If possible get a dedicated IP business VPN and only allow access to email from the VPN IP address or static IP address from the office.

Check the health of the email domain

Google has an excellent tool for checking the health and setup of an email domain. It will check SPF, DKIM, DMARC as well as a host of other checks. It will produce a large red warning if you’re not using google to send/receive email, but that can be ignored.

Enable Sender Policy Framework (SPF)

Sounds complicated but its not. Its a txt record which informs all the email systems connected to the internet which email systems and servers can send email on behalf of your internet domain. Typically this would be your email provider and maybe your website server (although i’d frown on this). There’s loads of online tools available to help you generate the record correctly, and typically your email provider can generate the record when you set the account up. SPF isn’t foolproof though, so use it in conjunction with DMARC.

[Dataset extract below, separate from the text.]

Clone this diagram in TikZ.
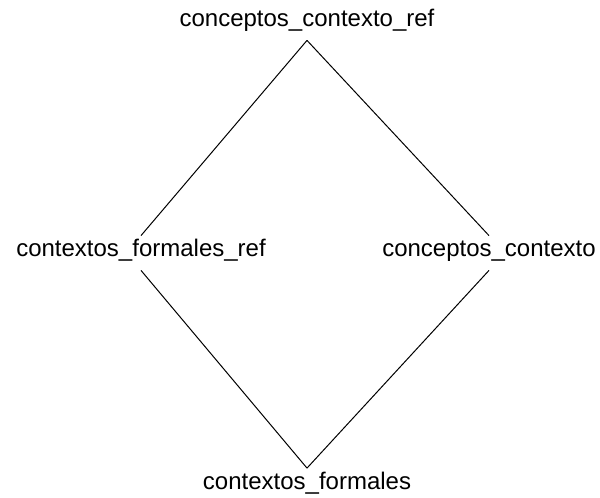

Enable DKIM (domain keys identified mail)

Typically DKIM is enabled when you set up your email account, DKIM uses certificates to inform the inbound email server that the outbound server has the right to send email on the domains behalf.

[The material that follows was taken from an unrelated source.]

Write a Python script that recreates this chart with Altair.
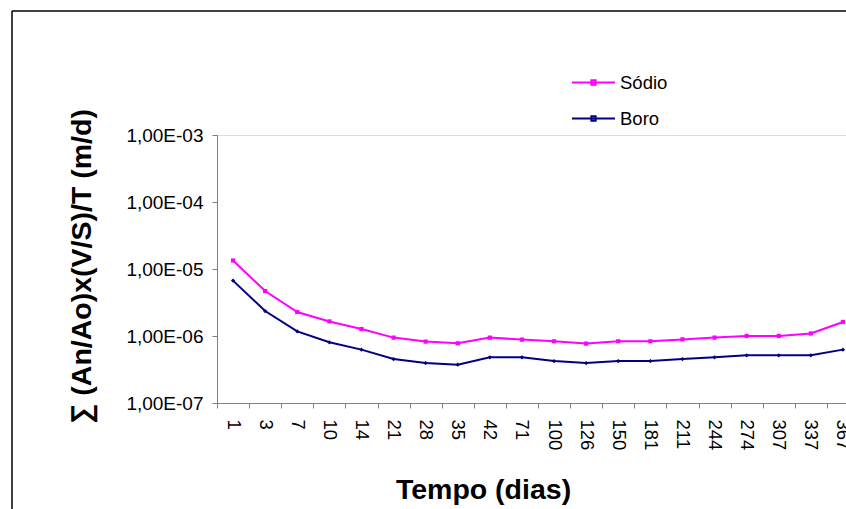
import altair as alt
import pandas as pd

days = ["1", "3", "7", "10", "14", "21", "28", "35", "42", "71", "100",
        "126", "150", "181", "211", "244", "274", "307", "337", "367"]
sodio = [1.34e-5, 4.69e-6, 2.28e-6, 1.65e-6, 1.27e-6, 9.46e-7, 8.25e-7, 7.78e-7,
         9.46e-7, 8.83e-7, 8.33e-7, 7.70e-7, 8.33e-7, 8.33e-7, 8.90e-7, 9.46e-7,
         1.00e-6, 1.00e-6, 1.09e-6, 1.62e-6]
boro = [6.71e-6, 2.36e-6, 1.17e-6, 8.05e-7, 6.26e-7, 4.53e-7, 3.95e-7, 3.73e-7,
        4.80e-7, 4.80e-7, 4.23e-7, 3.95e-7, 4.23e-7, 4.23e-7, 4.53e-7, 4.80e-7,
        5.15e-7, 5.15e-7, 5.15e-7, 6.26e-7]
series = ["Sódio", "Boro"]
colors = ["#FF00FF", "#000080"]
shapes = ["square", "diamond"]
y_ticks = [1e-7, 1e-6, 1e-5, 1e-4, 1e-3]

rows = []
for name, vals in zip(series, [sodio, boro]):
    for d, v in zip(days, vals):
        rows.append({"dia": d, "serie": name, "valor": v})
df = pd.DataFrame(rows)

FONT = "Liberation Sans"

x_enc = alt.X(
    "dia:O", sort=days,
    scale=alt.Scale(type="band", paddingInner=0, paddingOuter=0, range=[0, 642]),
    axis=alt.Axis(
        title="Tempo (dias)", labelAngle=90, labelAlign="left", labelBaseline="middle",
        labelFontSize=18.5, labelFont=FONT, labelColor="black", labelPadding=11,
        tickBand="extent", tickSize=5, tickColor="#808080", domainColor="#808080",
        titleFont=FONT, titleFontSize=28.5, titleFontWeight="bold", titleColor="black",
        titleX=266, titleY=95, titleAlign="center", titleBaseline="alphabetic",
        labelOverlap=False, labelBound=False, grid=False,
    ),
)
y_enc = alt.Y(
    "valor:Q",
    scale=alt.Scale(type="log", domain=[1e-7, 1e-3], nice=False),
    axis=alt.Axis(
        title="∑ (An/Ao)x(V/S)/T (m/d)", values=y_ticks,
        labelExpr="'1,00E-0' + abs(round(log(datum.value)/LN10))",
        labelFontSize=19, labelFont=FONT, labelColor="black", labelPadding=9,
        tickSize=5, tickColor="#808080", domainColor="#808080", grid=False,
        titleFont=FONT, titleFontSize=28.5, titleFontWeight="bold", titleColor="black",
        titleX=-127, titleY=131, titleAlign="center", titleBaseline="alphabetic",
        titleAngle=-90,
    ),
)
color_scale = alt.Scale(domain=series, range=colors)

lines = alt.Chart(df).mark_line(strokeWidth=2).encode(
    x=x_enc, y=y_enc,
    color=alt.Color("serie:N", scale=color_scale, sort=series,
                    legend=alt.Legend(
                        title=None, orient="none", legendX=354, legendY=-75,
                        symbolType="M-1,0H1M-0.1,-0.1H0.1V0.1H-0.1Z",
                        symbolSize=1849, symbolStrokeWidth=2,
                        labelFont=FONT, labelFontSize=18.5, labelColor="black",
                        labelOffset=4, rowPadding=4,
                    )),
)
points = alt.Chart(df).mark_point(filled=True, size=18, opacity=1).encode(
    x=x_enc, y=y_enc,
    color=alt.Color("serie:N", scale=color_scale, legend=None),
    shape=alt.Shape("serie:N", scale=alt.Scale(domain=series, range=shapes), legend=None),
)
one = alt.Data(values=[{"k": 1}])
frame_left = alt.Chart(one).mark_rule(color="black", strokeWidth=1.5).encode(
    x=alt.value(-205), y=alt.value(-124), y2=alt.value(380)
)
frame_top = alt.Chart(one).mark_rule(color="black", strokeWidth=1.5).encode(
    x=alt.value(-205), x2=alt.value(700), y=alt.value(-124)
)

chart = alt.layer(frame_left, frame_top, lines, points).resolve_legend(
    color="independent"
).properties(
    width=629, height=268,
    padding={"left": 217, "top": 135, "right": 0, "bottom": 106},
    autosize=alt.AutoSizeParams(type="none"),
).configure_view(stroke=None).configure(background="white")

chart.save("out.html", embed_options={"renderer": "svg", "actions": False})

Enable DMARC (Domain-based Message Authentication Reporting and Conformance)

DMARC is an email validation system designed to protect your company’s email domain from being used for email spoofing, phishing scams and other cybercrimes. Its a reporting system which email systems use to report violations of SPF, DKIM to a specific email address, and importantly what to do with those emails (report and deliver, quarantine, or reject the email). Typically you’d start off reporting only, just to make sure you haven’t missed something, then move on to quarantine and finally reject.

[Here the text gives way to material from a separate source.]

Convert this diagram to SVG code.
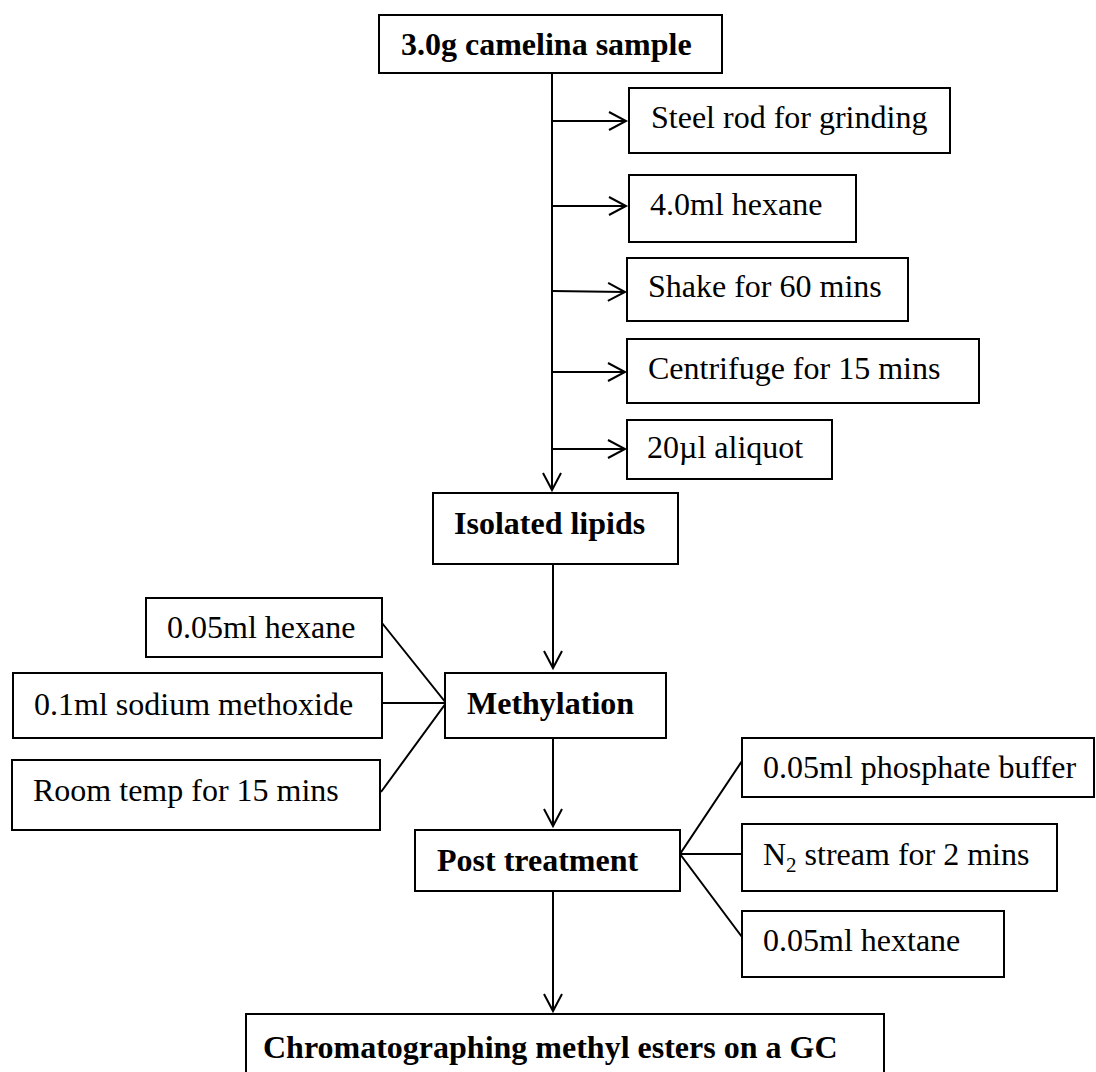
<svg xmlns="http://www.w3.org/2000/svg" width="1096" height="1072" viewBox="0 0 1096 1072">
<style>
.box{fill:#fff;stroke:#000;stroke-width:2}
.t{font-family:"Liberation Serif","Times New Roman",serif;font-size:32px;fill:#000}
.b{font-weight:bold}
.c{fill:none;stroke:#000;stroke-width:2}
</style>
<defs>
<marker id="ah" markerUnits="userSpaceOnUse" markerWidth="40" markerHeight="40" viewBox="-20 -20 40 40" refX="0" refY="0" orient="auto" overflow="visible">
<path d="M-17,-9 L0,0 L-17,9" fill="none" stroke="#000" stroke-width="2"/>
</marker>
</defs>
<rect width="1096" height="1072" fill="#fff"/>
<g id="connectors">
<line class="c" x1="552" y1="73" x2="552" y2="490" marker-end="url(#ah)"/>
<line class="c" x1="552" y1="121" x2="626" y2="121" marker-end="url(#ah)"/>
<line class="c" x1="552" y1="206" x2="626" y2="206" marker-end="url(#ah)"/>
<line class="c" x1="552" y1="291" x2="625" y2="292" marker-end="url(#ah)"/>
<line class="c" x1="552" y1="372" x2="625" y2="372" marker-end="url(#ah)"/>
<line class="c" x1="552" y1="449" x2="625" y2="449" marker-end="url(#ah)"/>
<line class="c" x1="553" y1="564" x2="553" y2="668" marker-end="url(#ah)"/>
<line class="c" x1="553" y1="738" x2="553" y2="826" marker-end="url(#ah)"/>
<line class="c" x1="553" y1="891" x2="553" y2="1011" marker-end="url(#ah)"/>
<polyline class="c" points="382,623 446,703 381,792"/>
<line class="c" x1="380" y1="703" x2="446" y2="703"/>
<polyline class="c" points="742,761 680,854 742,937"/>
<line class="c" x1="680" y1="854" x2="742" y2="854"/>
</g>
<g id="n1"><rect class="box" x="379" y="15" width="343" height="58"/><text class="t b" x="401" y="55">3.0g camelina sample</text></g>
<g id="n2"><rect class="box" x="629" y="88" width="321" height="65"/><text class="t" x="651" y="128">Steel rod for grinding</text></g>
<g id="n3"><rect class="box" x="629" y="175" width="227" height="67"/><text class="t" x="650" y="215">4.0ml hexane</text></g>
<g id="n4"><rect class="box" x="627" y="258" width="281" height="63"/><text class="t" x="648" y="297">Shake for 60 mins</text></g>
<g id="n5"><rect class="box" x="627" y="339" width="352" height="64"/><text class="t" x="648" y="379">Centrifuge for 15 mins</text></g>
<g id="n6"><rect class="box" x="627" y="420" width="205" height="59"/><text class="t" x="647" y="458">20µl aliquot</text></g>
<g id="n7"><rect class="box" x="433" y="493" width="245" height="71"/><text class="t b" x="454" y="534">Isolated lipids</text></g>
<g id="n8"><rect class="box" x="146" y="598" width="236" height="59"/><text class="t" x="167" y="638">0.05ml hexane</text></g>
<g id="n9"><rect class="box" x="13" y="673" width="369" height="65"/><text class="t" x="34" y="715">0.1ml sodium methoxide</text></g>
<g id="n10"><rect class="box" x="12" y="760" width="368" height="70"/><text class="t" x="33" y="801">Room temp for 15 mins</text></g>
<g id="n11"><rect class="box" x="445" y="673" width="221" height="65"/><text class="t b" x="467" y="714">Methylation</text></g>
<g id="n12"><rect class="box" x="415" y="830" width="265" height="61"/><text class="t b" x="437" y="871">Post treatment</text></g>
<g id="n13"><rect class="box" x="742" y="738" width="352" height="59"/><text class="t" x="763" y="778">0.05ml phosphate buffer</text></g>
<g id="n14"><rect class="box" x="742" y="824" width="315" height="67"/><text class="t" x="763" y="865">N<tspan font-size="21" dy="7">2</tspan><tspan dy="-7"> stream for 2 mins</tspan></text></g>
<g id="n15"><rect class="box" x="742" y="911" width="262" height="66"/><text class="t" x="763" y="951">0.05ml hextane</text></g>
<g id="n16"><rect class="box" x="246" y="1014" width="638" height="80"/><text class="t b" x="263" y="1058">Chromatographing methyl esters on a GC</text></g>
</svg>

Get a VMC (Verified Mark Certificate)

Read our concise guide to implementing Verified Mark Certificates You must have implemented SPF DKIM, DMARC and have a trademarked logo before you apply for a VMC. Verified Mark Certificates (VMCs) allow you to render your logo next to the “sender” field in email clients so that users see your mark—and that your organization has been authenticated. Before a user has even opened your email, they know that your organisation has a mark of quality about it, and your logo will be next to every email you send.

Administration

Ensure that the administrator has written checklists and policies for new starters, leavers, (ma/pa)ternity leave, leave of absence etc. A policy of the least privilege necessary to perform a role should be applied not just across email but across all systems.

Email like any data should have classifications (public, confidential, secret), automate policies such as email tagged as secret may not be shared outside the organisation. PPSN may not be emailed outside of the organisation.

Implement a structured security model, such as Discretionary Access Control (DAC), Non Discretionary Access Control (NDAC) , or Manditory Access control (MAC). Don’t get too hung up on these terms, so for example you might create a EMEA group, and everyone who works in EMEA has access to the Africa Folder, when a staff member leaves the EMEA team and relocates to the Asia team, remove them from the EMEA group and add them to the Asia group. A staff member may access confidential information for EMEA but not email tagged as secret.

Make it simple, sensible,logical and as unburdensome as possible.

Review the logs regularly

I mentioned this above, but it’s so important it deserves repeating.